(begin)
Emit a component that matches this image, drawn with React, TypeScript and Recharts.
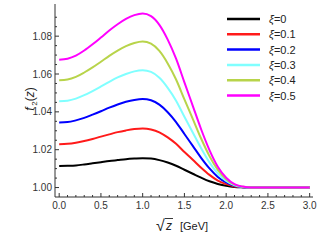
import { LineChart, Line, XAxis, YAxis } from 'recharts';

// f2(z) vs sqrt(z) for several xi values
const sqrtZ = [
  0, 0.1, 0.2, 0.3, 0.4, 0.5, 0.6, 0.7, 0.8, 0.9, 1.0, 1.1, 1.2, 1.3, 1.4, 1.5,
  1.6, 1.7, 1.8, 1.9, 2.0, 2.1, 2.2, 2.3, 2.4, 2.5, 2.6, 2.7, 2.8, 2.9, 3.0,
];

const xi0 = [
  1.0114, 1.0115, 1.0117, 1.0122, 1.0128, 1.0134, 1.014, 1.0145, 1.015, 1.0153, 1.0155,
  1.0153, 1.0145, 1.0132, 1.0115, 1.0094, 1.0073, 1.0052, 1.0033, 1.0019, 1.0009, 1.0003,
  1.0001, 1, 1, 1, 1, 1, 1, 1, 1,
];
const xi1 = [
  1.0229, 1.0231, 1.0237, 1.0246, 1.0257, 1.0269, 1.0281, 1.0293, 1.0302, 1.0309, 1.0312,
  1.0307, 1.0292, 1.0265, 1.0231, 1.0188, 1.0147, 1.0105, 1.0067, 1.0037, 1.0018, 1.0006,
  1.0002, 1, 1, 1, 1, 1, 1, 1, 1,
];
const xi2 = [
  1.0344, 1.0346, 1.0355, 1.0368, 1.0385, 1.0403, 1.0422, 1.0439, 1.0453, 1.0463, 1.0468,
  1.0461, 1.0438, 1.0398, 1.0346, 1.0283, 1.022, 1.0157, 1.0101, 1.0056, 1.0027, 1.0009,
  1.0002, 1, 1, 1, 1, 1, 1, 1, 1,
];
const xi3 = [
  1.0456, 1.0459, 1.047, 1.0488, 1.051, 1.0534, 1.0559, 1.0582, 1.06, 1.0614, 1.062,
  1.0611, 1.058, 1.0527, 1.0459, 1.0374, 1.0291, 1.0208, 1.0133, 1.0074, 1.0035, 1.0012,
  1.0003, 1, 1, 1, 1, 1, 1, 1, 1,
];
const xi4 = [
  1.0567, 1.0571, 1.0585, 1.0608, 1.0635, 1.0665, 1.0696, 1.0724, 1.0747, 1.0764, 1.0772,
  1.076, 1.0722, 1.0656, 1.0571, 1.0466, 1.0363, 1.0259, 1.0166, 1.0093, 1.0044, 1.0015,
  1.0004, 1, 1, 1, 1, 1, 1, 1, 1,
];
const xi5 = [
  1.0676, 1.0681, 1.0697, 1.0724, 1.0757, 1.0793, 1.083, 1.0863, 1.0891, 1.0911, 1.092,
  1.0906, 1.086, 1.0782, 1.0681, 1.0556, 1.0432, 1.0308, 1.0198, 1.011, 1.0052, 1.0018,
  1.0005, 1, 1, 1, 1, 1, 1, 1, 1,
];

const seriesNames = ['0', '0.1', '0.2', '0.3', '0.4', '0.5'];
const seriesValues = [xi0, xi1, xi2, xi3, xi4, xi5];
const seriesColors = ['#000000', '#ff1a1a', '#0000ff', '#80ffff', '#b8d44a', '#ff00ff'];

const xMajor = [0, 0.5, 1, 1.5, 2, 2.5, 3];
const xTicks = Array.from({ length: 31 }, (_, i) => i / 10);
const yMajor = [1.0, 1.02, 1.04, 1.06, 1.08];
const yTicks = Array.from({ length: 19 }, (_, i) => 1.0 + i * 0.005);

const FRAME = '#333';
const FONT = "'Liberation Sans', Arial, sans-serif";

const isMajor = (list: number[], v: number) => list.some((m) => Math.abs(m - v) < 1e-6);

const data = sqrtZ.map((x, i) => {
  const row: Record<string, number> = { x };
  seriesValues.forEach((vals, k) => {
    row['s' + k] = vals[i];
  });
  return row;
});

function BottomTick({ x, y, payload }: any) {
  const major = isMajor(xMajor, payload.value);
  return (
    <g>
      <line x1={x} x2={x} y1={y} y2={y - (major ? 4 : 2)} stroke={FRAME} />
      {major && (
        <text x={x} y={y + 12} textAnchor="middle" fontSize={10} fill={FRAME} fontFamily={FONT}>
          {payload.value.toFixed(1)}
        </text>
      )}
    </g>
  );
}

function TopTick({ x, y, payload }: any) {
  const major = isMajor(xMajor, payload.value);
  return <line x1={x} x2={x} y1={y} y2={y + (major ? 4 : 2)} stroke={FRAME} />;
}

function LeftTick({ x, y, payload }: any) {
  const major = isMajor(yMajor, payload.value);
  return (
    <g>
      <line x1={x} x2={x + (major ? 4 : 2)} y1={y} y2={y} stroke={FRAME} />
      {major && (
        <text x={x - 3} y={y + 3.5} textAnchor="end" fontSize={10} fill={FRAME} fontFamily={FONT}>
          {payload.value.toFixed(2)}
        </text>
      )}
    </g>
  );
}

function RightTick({ x, y, payload }: any) {
  const major = isMajor(yMajor, payload.value);
  return <line x1={x} x2={x - (major ? 4 : 2)} y1={y} y2={y} stroke={FRAME} />;
}

export default function App() {
  return (
    <div style={{ position: 'absolute', left: 0, top: 0, width: 318, height: 241, background: '#fff' }}>
      <LineChart width={318} height={241} data={data} margin={{ top: 4, right: 5, bottom: 0, left: 0 }}>
        <XAxis
          dataKey="x"
          type="number"
          domain={[-0.05, 3.04]}
          allowDataOverflow
          ticks={xTicks}
          interval={0}
          tickSize={0}
          tickMargin={0}
          tick={<BottomTick />}
          height={44}
          stroke={FRAME}
          label={{
            content: () => (
              <g fill="#222" fontFamily={FONT}>
                <text x={156} y={231} fontSize={16}>√</text>
                <line x1={165} x2={173} y1={218.5} y2={218.5} stroke="#222" strokeWidth={0.9} />
                <text x={166} y={230} fontSize={12} fontStyle="italic">z</text>
                <text x={180} y={230} fontSize={11}>[GeV]</text>
              </g>
            ),
          }}
        />
        <XAxis
          xAxisId="top"
          dataKey="x"
          type="number"
          orientation="top"
          domain={[-0.05, 3.04]}
          allowDataOverflow
          ticks={xTicks}
          interval={0}
          tickSize={0}
          tickMargin={0}
          tick={<TopTick />}
          height={0}
          stroke={FRAME}
        />
        <YAxis
          type="number"
          domain={[0.995, 1.097]}
          allowDataOverflow
          ticks={yTicks}
          interval={0}
          tickSize={0}
          tickMargin={0}
          tick={<LeftTick />}
          width={55}
          stroke={FRAME}
          label={{
            content: () => (
              <text
                x={0}
                y={0}
                transform="translate(34 99) rotate(-90)"
                textAnchor="middle"
                fill="#222"
                fontFamily={FONT}
                fontSize={12}
              >
                <tspan fontStyle="italic">f</tspan>
                <tspan fontSize={8} dx={1.5} dy={3}>2</tspan>
                <tspan dy={-3}>(</tspan>
                <tspan fontStyle="italic">z</tspan>
                <tspan>)</tspan>
              </text>
            ),
          }}
        />
        <YAxis
          yAxisId="right"
          type="number"
          orientation="right"
          domain={[0.995, 1.097]}
          allowDataOverflow
          ticks={yTicks}
          interval={0}
          tickSize={0}
          tickMargin={0}
          tick={<RightTick />}
          width={0}
          stroke={FRAME}
        />
        {seriesNames.map((name, k) => (
          <Line
            key={name}
            dataKey={'s' + k}
            type="monotone"
            stroke={seriesColors[k]}
            strokeWidth={2}
            dot={false}
            isAnimationActive={false}
          />
        ))}
      </LineChart>
      <svg
        width={90}
        height={100}
        style={{ position: 'absolute', left: 222, top: 8 }}
        fontFamily={FONT}
        fontSize={11}
      >
        {seriesNames.map((name, k) => (
          <g key={name} transform={`translate(0 ${11 + k * 15.3})`}>
            <line x1={5} x2={38} y1={0} y2={0} stroke={seriesColors[k]} strokeWidth={2.5} />
            <text x={47} y={4} fill="#222">
              <tspan fontStyle="italic">ξ</tspan>={name}
            </text>
          </g>
        ))}
      </svg>
    </div>
  );
}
(end)
Only lines belong in the copy: transcribe those from the start of the data through the line that contains "Line, XAxis, YAxis", and skip the pictures.

**COMPLETE RESPONSE**
Emit a component that matches this image, drawn with React, TypeScript and Recharts.
import { LineChart, Line, XAxis, YAxis } from 'recharts';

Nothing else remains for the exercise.